Первый акт посвящен собственно истории братьев, за вычетом Смердякова, Катерины Ивановны и некоторых сюжетных линий. Федор Павлович, несмотря на седину, тешит беса в ребре и, лихо приплясывая с блудницами, хватает Грушеньку за ягодицы. Ревнивый Дмитрий бешено дерется с отцом на столе, в то время как расхристанная свита папаши пьяно пошатывается.
Иван с Алешей безуспешно разнимают врагов, и все броско запрыгивают друг другу на спины, ложатся животом на поднятые к верху чужие пятки или забираются к партнеру на колени.
Братьям видится покойная мать в белом, мордобой Федора Павловича, мутузящего страдалицу, и ее труп, страшно висящий на веревке. Алеша, мучающийся своей дурной кровью, проводит (мысленно, надо полагать) дуэт с соблазнительной Грушенькой. Она, оседлав партнера и выпростав длинную голую ногу из-под красного платья, ставит босую стопу ему на грудь. Чтобы донести до публики мысль о дурной наследственности, хореограф ставит и дуэт Алеши с отцом.
Ошибется тот, кто всерьез воспримет слова Эйфмана, что отец с сыном «связаны невидимыми нитями».
Нити вполне наглядны: толстая черная паутина тянется с рук предка на плечи потомка.
Все это происходит при периодических вспышках стробоскопа, а также на фоне и внутри металлической конструкции, которая попеременно играет роль то церкви с крестом, то злачного места без креста.
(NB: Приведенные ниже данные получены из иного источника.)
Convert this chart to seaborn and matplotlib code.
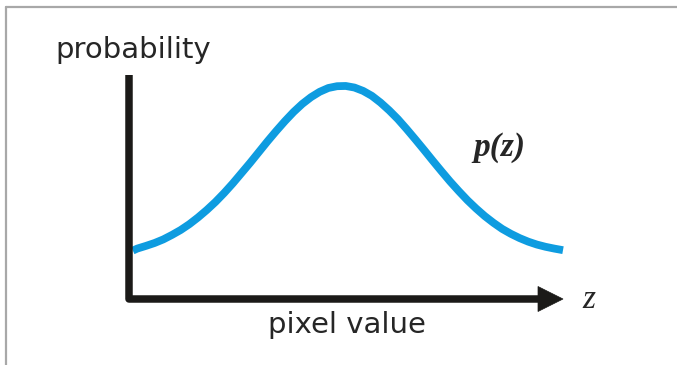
import matplotlib
matplotlib.use("Agg")
import matplotlib.pyplot as plt
from matplotlib.lines import Line2D
from matplotlib.patches import Polygon
import seaborn as sns
import pandas as pd

# Sampled readings of the probability curve p(z)
pixel_value = [1, 2, 4, 6, 8, 10, 12, 14, 16, 18, 20, 22, 24, 26, 28, 30, 32,
               34, 36, 38, 40, 42, 44, 46, 48, 50, 52, 54, 56, 58, 60, 62, 64,
               66, 68, 70, 72, 74, 76, 78, 80, 82, 84, 86, 88, 90, 92, 94, 96,
               98, 100]
probability = [0.216, 0.225, 0.237, 0.250, 0.266, 0.286, 0.308, 0.334, 0.364,
               0.397, 0.433, 0.473, 0.516, 0.562, 0.608, 0.656, 0.704, 0.750,
               0.794, 0.835, 0.871, 0.901, 0.925, 0.942, 0.950, 0.951, 0.944,
               0.929, 0.907, 0.877, 0.842, 0.803, 0.759, 0.713, 0.666, 0.618,
               0.571, 0.525, 0.482, 0.441, 0.404, 0.370, 0.340, 0.313, 0.291,
               0.272, 0.256, 0.243, 0.233, 0.225, 0.218]

y_label = "probability"
x_label = "pixel value"
curve_label = "p(z)"
axis_symbol = "z"

sns.set_style("white")
plt.rcParams["font.family"] = ["DejaVu Sans"]

W, H = 677, 365
fig = plt.figure(figsize=(W / 100, H / 100), dpi=100)
fig.patch.set_facecolor("white")


def fx(px):
    return px / W


def fy(py):
    return 1 - py / H


# axes box: left edge at the y axis, bottom at the x axis, right at the arrow tip
x0, x1, ytop, ybot = 128.5, 563.0, 75.0, 299.0
ax = fig.add_axes([fx(x0), fy(ybot), fx(x1) - fx(x0), fy(ytop) - fy(ybot)])
ax.set_xlim(0, 100)
ax.set_ylim(0, 1)
ax.axis("off")

df = pd.DataFrame({"pixel value": pixel_value, "probability": probability})
sns.lineplot(data=df, x="pixel value", y="probability", ax=ax,
             color="#0e9ce0", linewidth=5.6, solid_capstyle="butt",
             solid_joinstyle="round", clip_on=False)

axis_color = "#1b1a18"
head_len = 25 / (x1 - x0)
head_half = 12.5 / (ybot - ytop)
ax.plot([0, 0, 1 - head_len * 0.9], [1, 0, 0], transform=ax.transAxes,
        color=axis_color, linewidth=5.4, solid_joinstyle="round",
        solid_capstyle="butt", clip_on=False)
ax.add_patch(Polygon([[1, 0], [1 - head_len, head_half], [1 - head_len, -head_half]],
                     closed=True, transform=ax.transAxes, facecolor=axis_color,
                     edgecolor=axis_color, linewidth=0.5, clip_on=False))

# frame lines along top and left of the panel
fig.add_artist(Line2D([fx(6), 1], [fy(7), fy(7)], color="#a8a8a8", linewidth=1.6))
fig.add_artist(Line2D([fx(6), fx(6)], [fy(7), 0], color="#a8a8a8", linewidth=1.6))

text_color = "#262626"
fig.text(fx(133), fy(58), y_label, ha="center", va="baseline",
         fontsize=21, color=text_color)
fig.text(fx(347), fy(333), x_label, ha="center", va="baseline",
         fontsize=21, color=text_color)
fig.text(fx(499), fy(156), curve_label, ha="center", va="baseline",
         fontsize=24, color=text_color, family="Liberation Serif",
         style="italic", weight="bold")
fig.text(fx(589), fy(308), axis_symbol, ha="center", va="baseline",
         fontsize=24, color=text_color, family="Liberation Serif", style="italic")

fig.savefig("out.png", dpi=100, facecolor="white")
Развертывается легенда о Великом Инквизиторе: за него танцует Иван, за Христа – Алеша, а кордебалет в серых робах, синхронно притопывая, играет послушный народ. По радио зачитывают монолог Инквизитора, чтобы объяснить танец, а посаженный в тюрьму Дмитрий возносится к потолку на цирковых лонжах. Тут самое время сказать об использовании Эйфманом музыки. Это, как всегда, нарезка из разных композиторов, прослоенная и цыганскими напевами. Когда лирические сцены танцуются под Рахманинова, все нормально. Когда оргия в борделе (или кабаке?) происходит под «Ночь на Лысой горе» Мусоргского, возражений нет: шабаш, он и есть шабаш.
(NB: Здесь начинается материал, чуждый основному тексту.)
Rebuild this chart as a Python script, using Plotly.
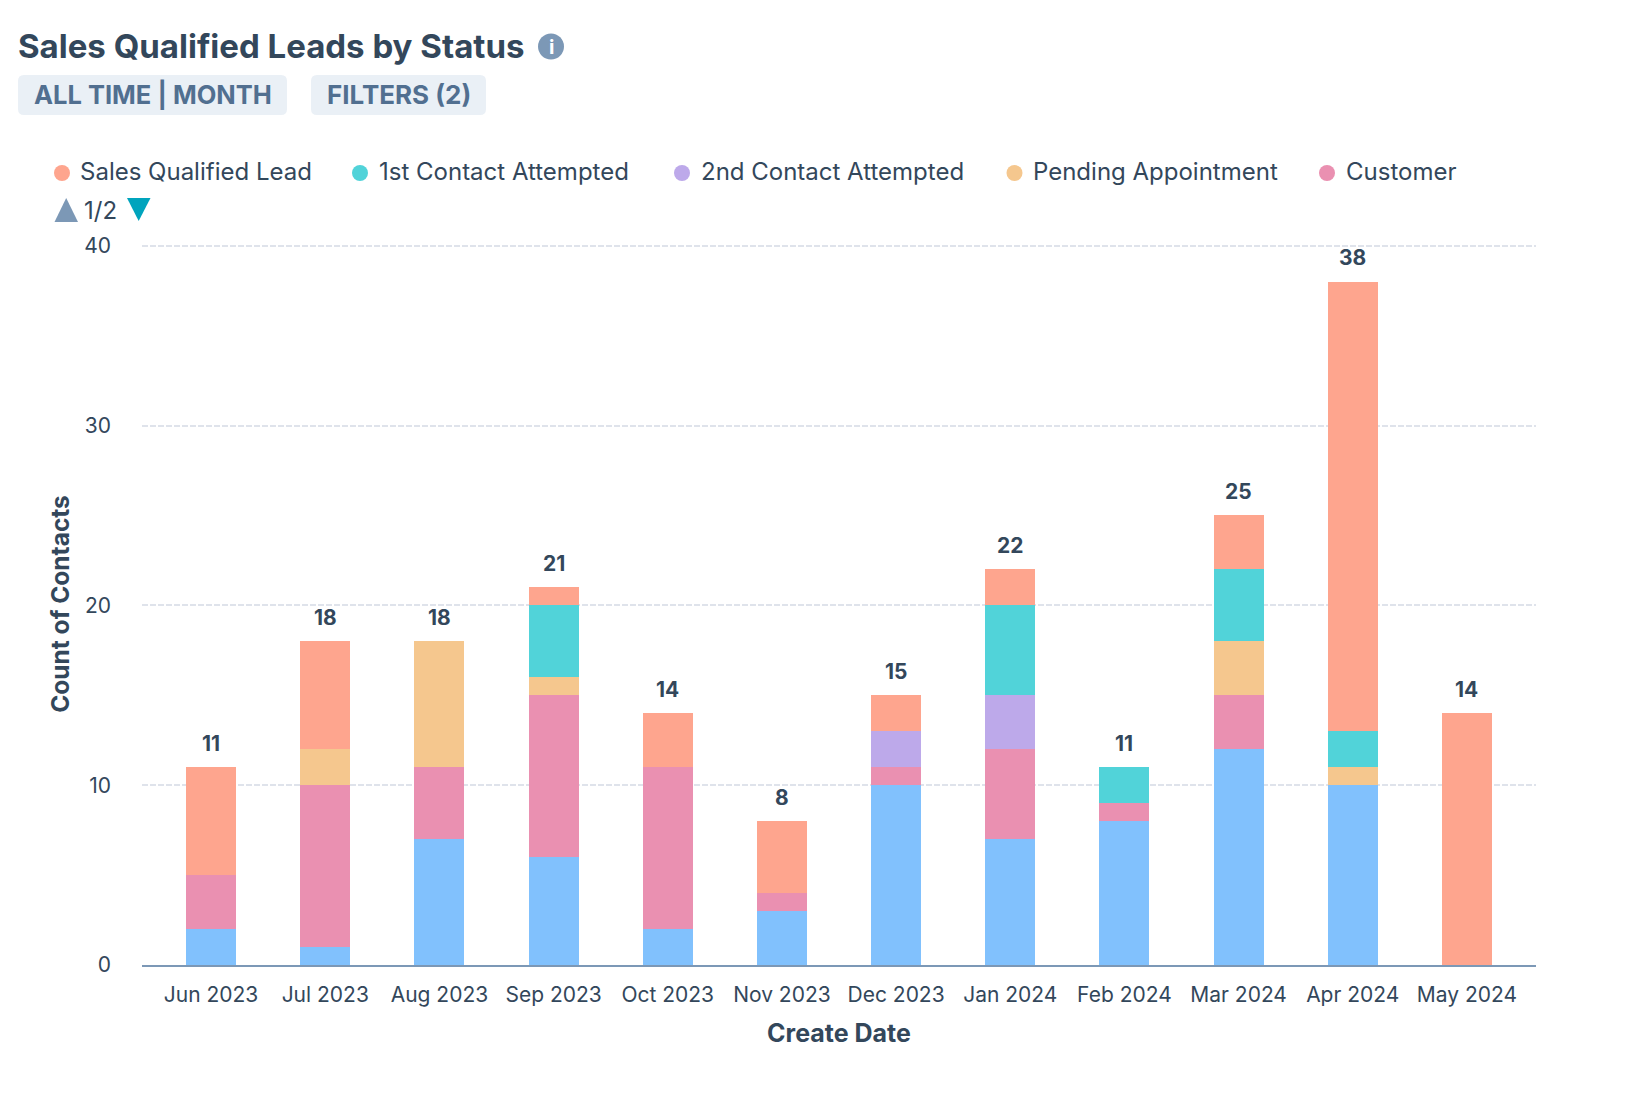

Но танец тупых зомби, о которых мечтает Инквизитор, почему-то проходит под тему кающихся пилигримов из вагнеровского «Тангейзера».
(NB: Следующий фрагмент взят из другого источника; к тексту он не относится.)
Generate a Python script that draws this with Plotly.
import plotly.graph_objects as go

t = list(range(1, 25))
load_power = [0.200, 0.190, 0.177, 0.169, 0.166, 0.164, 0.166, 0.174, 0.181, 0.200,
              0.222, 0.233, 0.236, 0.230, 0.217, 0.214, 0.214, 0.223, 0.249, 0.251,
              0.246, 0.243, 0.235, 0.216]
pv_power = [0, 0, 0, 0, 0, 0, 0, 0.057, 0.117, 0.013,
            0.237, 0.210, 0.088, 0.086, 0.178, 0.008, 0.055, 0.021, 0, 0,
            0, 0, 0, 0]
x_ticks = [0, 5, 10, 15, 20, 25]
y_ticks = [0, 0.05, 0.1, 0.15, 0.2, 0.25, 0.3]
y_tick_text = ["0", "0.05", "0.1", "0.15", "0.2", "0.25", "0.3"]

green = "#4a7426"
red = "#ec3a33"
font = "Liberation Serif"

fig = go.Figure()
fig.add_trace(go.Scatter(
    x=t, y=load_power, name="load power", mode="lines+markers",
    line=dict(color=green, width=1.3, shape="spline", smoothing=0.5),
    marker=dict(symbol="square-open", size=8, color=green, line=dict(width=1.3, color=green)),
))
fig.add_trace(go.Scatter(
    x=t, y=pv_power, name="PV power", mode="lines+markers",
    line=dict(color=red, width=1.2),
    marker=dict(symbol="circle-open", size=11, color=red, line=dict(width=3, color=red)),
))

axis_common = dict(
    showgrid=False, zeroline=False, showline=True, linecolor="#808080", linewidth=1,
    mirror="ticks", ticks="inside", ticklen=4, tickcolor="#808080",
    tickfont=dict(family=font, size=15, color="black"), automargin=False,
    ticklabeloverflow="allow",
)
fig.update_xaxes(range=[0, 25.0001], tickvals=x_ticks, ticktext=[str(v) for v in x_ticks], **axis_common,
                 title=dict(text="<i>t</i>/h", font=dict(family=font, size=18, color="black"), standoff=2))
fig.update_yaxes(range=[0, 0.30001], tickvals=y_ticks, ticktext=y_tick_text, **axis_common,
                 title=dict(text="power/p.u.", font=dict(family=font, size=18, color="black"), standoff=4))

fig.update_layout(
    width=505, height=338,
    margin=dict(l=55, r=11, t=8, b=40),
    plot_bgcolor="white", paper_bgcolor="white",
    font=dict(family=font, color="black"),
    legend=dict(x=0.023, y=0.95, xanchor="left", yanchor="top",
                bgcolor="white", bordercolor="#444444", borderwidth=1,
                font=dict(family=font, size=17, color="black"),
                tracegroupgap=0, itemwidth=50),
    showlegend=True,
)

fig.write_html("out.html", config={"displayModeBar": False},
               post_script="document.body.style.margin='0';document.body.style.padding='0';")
Второй акт частично посвящен страданиям Дмитрия в тюрьме и похоронам Федора Павловича, который, чисто по-гоголевски, приподнимается в гробу и тычет пальцем в потрясенного сына. Но большей частью это город Скотопригоньевск в расширенном до космоса варианте. Некий пророк в белом (собственно, Алеша Карамазов в миражах хореографа) становится чуть ли не революционером и взаимодействует с толпой, освобождая ее от тюремных и прочих уз. Увы, народ неблагодарен и туп. А поскольку все знают, что благими намерениями вымощена дорога известно куда, а также нет пророка в своем отечестве, толпа греховодников обоего пола, злоупотребляя полученной свободой, сбрасывает с церкви крест. И всячески унижает героя, вплоть до топтания его ногами. Герой мучается, но остается несгибаемым и в финале, взвалив крест на спину, упорно карабкается вверх по винтовой лестнице, чтоб водрузить его на место.